Essay■ 1_208 テクタイト 2:クレータとの対応

 隕石が衝突した証拠として、隕石の破片やクレータがあれば、すぐにわかります。他にも、シャッターコーンや衝突石英、そして間接的なものとして高温高圧鉱物、特別な元素や津波堆積物や煤の層なども証拠になることを紹介しました。
 前回残していた、テクタイト(tektite)について紹介していきましょう。隕石が衝突した時、高温高圧状態が発生します。隕石と地球の岩石が溶けて、一緒になった液体が飛び散ります。溶けた液体(マグマ)が、飛んでいるうちに、冷え固まりガラス状になったものが、テクタイトになります。
 テクタイトは、成分によって黒色、緑色、黄色、茶色だったり、透明から不透明なものまで、多様なものがあります。
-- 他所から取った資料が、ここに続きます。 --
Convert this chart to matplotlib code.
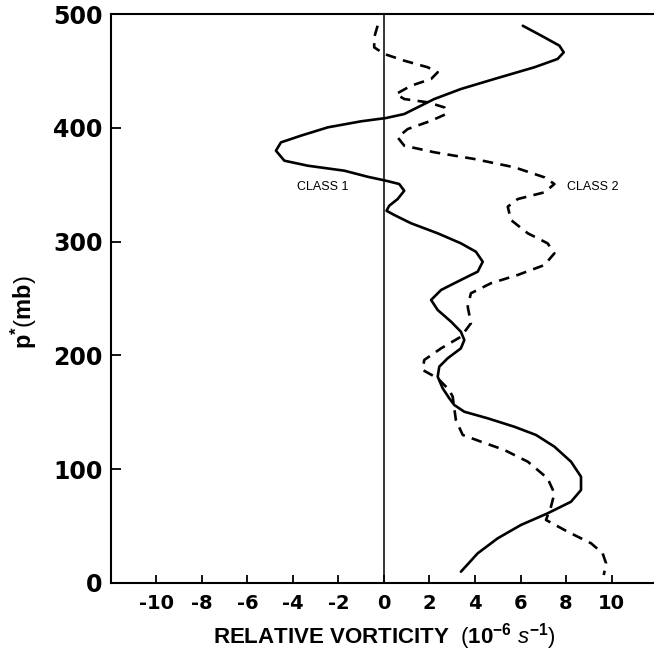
import matplotlib
matplotlib.use("Agg")
from matplotlib import pyplot as plt

# vertical profiles: p* (mb) and relative vorticity (1e-6 s-1)
class1_p = [489.7, 479.5, 472.2, 466.3, 460.5, 453.2, 442.9, 434.1, 425.3,
            418.0, 412.1, 408.6, 405.7, 400.4, 393.1, 387.2, 379.9, 371.1,
            366.7, 362.3, 357.0, 353.5, 350.6, 344.7, 337.4, 331.5, 327.1,
            323.4, 316.1, 307.3, 298.5, 291.1, 282.3, 273.6, 266.3, 257.5,
            248.7, 239.9, 229.6, 220.8, 213.5, 206.2, 197.5, 190.1, 181.3,
            171.1, 162.3, 156.4, 150.5, 144.7, 137.3, 130.1, 119.8, 106.6,
            93.4, 81.7, 71.4, 61.2, 51.0, 39.3, 26.1, 9.9]
class1_v = [6.10, 7.05, 7.71, 7.90, 7.63, 6.61, 4.85, 3.38, 2.21,
            1.48, 0.89, 0.09, -1.01, -2.47, -3.65, -4.53, -4.75, -4.38,
            -3.35, -1.74, -0.72, 0.09, 0.67, 0.89, 0.60, 0.23, 0.11,
            0.45, 1.19, 2.36, 3.38, 4.04, 4.34, 4.12, 3.38, 2.51,
            2.07, 2.36, 2.95, 3.38, 3.53, 3.38, 2.80, 2.43, 2.36,
            2.58, 2.87, 3.09, 3.53, 4.56, 5.73, 6.68, 7.49, 8.22,
            8.66, 8.66, 8.22, 7.19, 6.02, 5.00, 4.12, 3.38]

class2_p = [489.7, 479.5, 470.7, 464.9, 459.0, 453.2, 448.8, 442.9, 437.0,
            429.7, 425.3, 422.4, 418.0, 412.1, 406.2, 398.9, 391.6, 384.3,
            378.5, 372.6, 365.3, 356.5, 350.6, 343.3, 337.4, 330.7, 319.0,
            307.3, 298.5, 289.7, 279.4, 270.7, 263.4, 254.6, 242.8, 228.2,
            216.4, 206.2, 196.0, 187.2, 179.9, 169.6, 163.7, 143.2, 130.1,
            124.2, 116.9, 106.6, 92.0, 78.8, 67.0, 55.4, 45.1, 34.9, 26.1,
            17.3, 7.0]
class2_v = [-0.28, -0.43, -0.43, 0.01, 0.89, 1.92, 2.36, 2.07, 1.19,
            0.53, 0.89, 1.92, 2.65, 2.73, 2.07, 1.04, 0.60, 0.89,
            2.21, 3.97, 5.73, 7.05, 7.49, 7.05, 5.88, 5.44, 5.58,
            6.32, 7.19, 7.49, 7.05, 5.88, 4.70, 3.82, 3.68, 3.82,
            3.38, 2.51, 1.77, 1.70, 2.36, 2.87, 3.02, 3.16, 3.46,
            4.26, 5.29, 6.32, 7.19, 7.49, 7.34, 7.12, 8.07, 9.10, 9.61,
            9.76, 9.66]

xticks = [-10, -8, -6, -4, -2, 0, 2, 4, 6, 8, 10]
xticklabels = ["-10", "-8", "-6", "-4", "-2", "0", "2", "4", "6", "8", "10"]
yticks = [0, 100, 200, 300, 400, 500]

plt.rcParams["mathtext.fontset"] = "custom"
plt.rcParams["mathtext.rm"] = "Liberation Sans"
plt.rcParams["mathtext.bf"] = "Liberation Sans:bold"
plt.rcParams["mathtext.it"] = "Liberation Sans:italic"

fig = plt.figure(figsize=(6.54, 6.58), dpi=100)
ax = fig.add_axes([0.1697, 0.1140, 0.8349, 0.8647])

ax.plot(class1_v, class1_p, color="black", lw=1.9,
        solid_capstyle="round", solid_joinstyle="round")
ax.plot(class2_v, class2_p, color="black", lw=1.9, linestyle=(0, (4, 2.8)),
        dash_joinstyle="round")
ax.axvline(0, color="black", lw=1.1)

ax.text(-2.68, 348, "CLASS 1", fontsize=9, ha="center", va="center",
        family="Liberation Sans")
ax.text(8.05, 348, "CLASS 2", fontsize=9, ha="left", va="center",
        family="Liberation Sans")

ax.set_xlim(-12, 12)
ax.set_ylim(0, 500)
ax.spines["right"].set_visible(False)
for s in ["left", "bottom", "top"]:
    ax.spines[s].set_linewidth(1.5)

ax.set_xticks(xticks)
ax.set_xticklabels(xticklabels, fontsize=14, fontweight="bold",
                   family="DejaVu Sans")
ax.set_yticks(yticks)
ax.set_yticklabels([str(t) for t in yticks], fontsize=17, fontweight="bold",
                   family="DejaVu Sans")
ax.tick_params(axis="x", direction="in", length=6, width=1.3, pad=8)
ax.tick_params(axis="y", direction="in", length=7, width=1.3, pad=6)

ax.set_xlabel(r"RELATIVE VORTICITY  $(\mathbf{10}^{\mathbf{-6}}\ \mathit{s}^{\mathbf{-1}})$",
              fontsize=16, fontweight="bold", family="Liberation Sans",
              labelpad=6)
fig.text(24 / 654, 1 - 312 / 658, r"$\mathbf{p}^{\mathbf{*}}(\mathbf{mb})$",
         fontsize=17, rotation=90, ha="center", va="center")

fig.savefig("out.png", dpi=100)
また、液体の粘性と飛翔速度によって、形状も、ボタン型や流線型、滴状など、衝突の条件ごとに異なった見かけのものができます。
 テクタイトは、衝突地点の周辺に飛び散ります。特徴のある見かけをしているので、見つかりやすいものです。一つ見つかれば、同じような見かけをしているので、一気に多数見つかっていきます。
 テクタイトは特徴があるので、それぞれ名前がつけられています。モルダバイト、ベディアサイト、ジョージアアイト、アイボライトなどがあります。
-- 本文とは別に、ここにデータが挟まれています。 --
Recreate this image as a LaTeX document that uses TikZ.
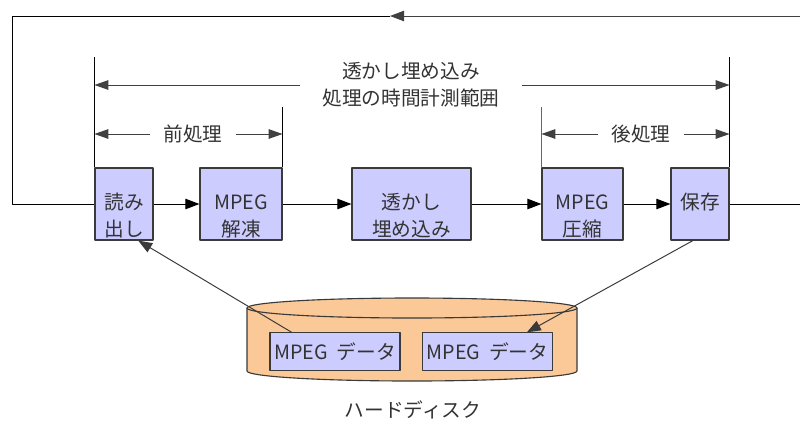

 隕石が衝突した方向に応じて、テクタイトの飛び散る方向も決まってきます。ですから、テクタイトの分布からクレータを探すこともできます。テクタイトと対応するクレータが見つかっているものもあります。モルダバイトは1500万年前に衝突でできたドイツのリース・クレータより飛び散ったものです。ベディアサイトとジョージアアイトは、3400万年前のアメリカのチェサピーク湾クレーターから、アイボライトは100万年前のガーナのボスムツイ湖クレータに由来していることがわかっています。
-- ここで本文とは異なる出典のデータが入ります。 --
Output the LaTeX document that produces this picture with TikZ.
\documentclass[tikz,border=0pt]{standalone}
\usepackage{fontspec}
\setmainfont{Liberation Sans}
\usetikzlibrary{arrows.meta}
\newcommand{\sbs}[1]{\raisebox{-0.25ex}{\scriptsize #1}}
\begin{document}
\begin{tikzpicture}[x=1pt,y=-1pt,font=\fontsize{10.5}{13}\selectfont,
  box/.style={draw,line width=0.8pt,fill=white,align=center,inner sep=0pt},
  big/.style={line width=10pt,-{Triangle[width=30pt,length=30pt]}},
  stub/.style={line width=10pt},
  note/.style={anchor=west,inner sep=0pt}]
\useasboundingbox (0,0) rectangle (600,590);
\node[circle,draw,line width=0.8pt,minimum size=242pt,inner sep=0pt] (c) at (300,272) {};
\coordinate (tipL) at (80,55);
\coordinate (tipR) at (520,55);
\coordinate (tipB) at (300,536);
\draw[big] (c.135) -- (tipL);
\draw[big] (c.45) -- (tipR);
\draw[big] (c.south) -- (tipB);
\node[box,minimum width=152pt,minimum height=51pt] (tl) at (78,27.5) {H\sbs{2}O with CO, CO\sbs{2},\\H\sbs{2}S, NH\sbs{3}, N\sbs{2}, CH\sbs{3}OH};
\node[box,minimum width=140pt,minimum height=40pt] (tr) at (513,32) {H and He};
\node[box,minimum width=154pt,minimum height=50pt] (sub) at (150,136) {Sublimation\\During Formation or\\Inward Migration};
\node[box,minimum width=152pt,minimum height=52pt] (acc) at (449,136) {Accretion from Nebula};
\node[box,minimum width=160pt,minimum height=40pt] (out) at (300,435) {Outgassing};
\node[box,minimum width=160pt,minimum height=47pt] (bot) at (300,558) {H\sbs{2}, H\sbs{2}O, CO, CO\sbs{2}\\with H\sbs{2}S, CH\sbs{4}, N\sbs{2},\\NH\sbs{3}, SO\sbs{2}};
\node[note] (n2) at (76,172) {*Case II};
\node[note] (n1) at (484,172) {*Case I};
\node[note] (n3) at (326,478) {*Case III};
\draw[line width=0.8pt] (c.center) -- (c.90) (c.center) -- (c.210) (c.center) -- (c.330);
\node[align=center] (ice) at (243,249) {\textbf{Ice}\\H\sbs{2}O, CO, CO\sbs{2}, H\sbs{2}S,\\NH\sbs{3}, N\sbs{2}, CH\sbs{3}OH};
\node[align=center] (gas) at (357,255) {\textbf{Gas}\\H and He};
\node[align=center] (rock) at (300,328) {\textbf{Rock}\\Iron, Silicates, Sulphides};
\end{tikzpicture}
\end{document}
 テクタイトが形成されるような隕石は、かなり大きなサイズだったはずです。衝突でできたクレータも、大きなものだったはずです。クレータが大きくなるほど、衝突の頻度は稀な現象となります。衝突も古い時代のものになります。
 また、地球は3分の2は海で、大陸でできたクレータしか見つかりません。大陸でできた古い時代の衝突のクレータは、大きくても侵食で消えていくこともあります。
 そのため、テクタイトが見つかっていても、クレータがわからないものもあります。実はもっとも広域に分布するテクタイトで、由来したクレータが見つかっていないものあります。次回としましょう。


Letter■ 後期終了・帰省 

・後期終了・
大学の今年度の後期の講義が終わり、
現在定期試験の期間に入っています。
担当の講義、2クラスで試験を実施します。
多数の学生が受けるので
採点も、なかなか大変になります。
定期試験のあとには、大学入試が続きます。
その直後には、後期の成績提出となります。
講義が終わってから、
バタバタと忙しい時期がきます。
いつものことですが。

・帰省・
次男が、現在、帰省しています。
長男は3月に帰省するはずです。
子どもたちも、
それぞれの道を進むようになっていくので、
1家4人がそろうのは、
なかなか難しくなっていきます。
これもが家族の時間変遷でしょう。
最後には、夫婦ふたりの生活が基本となってきます。
それに備えて、生活ルーティンや人生設計を
進めていくしかないでしょうね。